Dear Brothers and Sisters in Christ,
Grace to you and peace from God our Father and from the Lord Jesus Christ. (Amen.)
In our Church Year, today’s Transfiguration of Our Lord ends the Epiphany Season of God’s manifesting Himself in the flesh of the boy or the man Jesus. The Sundays of the Epiphany season are “bookended”, as it were, by voices from heaven, beginning with the statement at the Baptism of Our Lord, “You are My beloved Son, with You I am well pleased” (Luke 3:22), and ending with the statement at the Transfiguration of Our Lord, “This is My Son, My Chosen One; listen to Him!” While we might think of the Transfiguration of Our Lord as the greatest glimpse of the glory of God in the man Jesus, the season of epiphanies does not gradually build from a small‑scale to a large‑scale revelation.
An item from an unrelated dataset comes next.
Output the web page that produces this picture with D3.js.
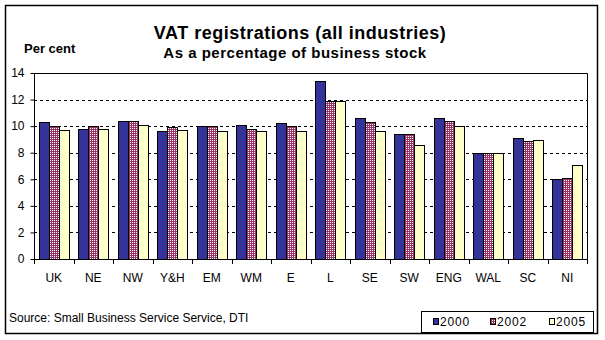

Quite the contrary! Apparently Mary alone witnessed the magi’s worshiping the child Jesus as God on Epiphany Day (Matthew 2:11), and only Peter and John and James saw Jesus’s altered appearance at His Transfiguration. Like the magi on Epiphany Day, Moses and Elijah serve a role at Jesus’s Transfiguration. The Divinely‑inspired St. Luke uniquely tells us that the two men were speaking with Jesus of His “departure”, the English Standard Version that was read put it, translating the Greek word “exodus”. Elsewhere in the New Testament the same Greek word refers, as we might expect, to the Israelites’ “Exodus” from Egypt (Hebrews 11:22), and, in another place, the same Greek word refers to Peter’s death or “departure” (2 Peter 1:15). The Exodus from Egypt is said to have been the greatest redemptive event in Old Testament history (Just, ad loc Luke 9:28-36, pp.403‑404), but the Exodus that Jesus “accomplishes” or “fulfills” arguably is the greatest redemptive event ever, and Jesus’s Exodus includes our Exodus.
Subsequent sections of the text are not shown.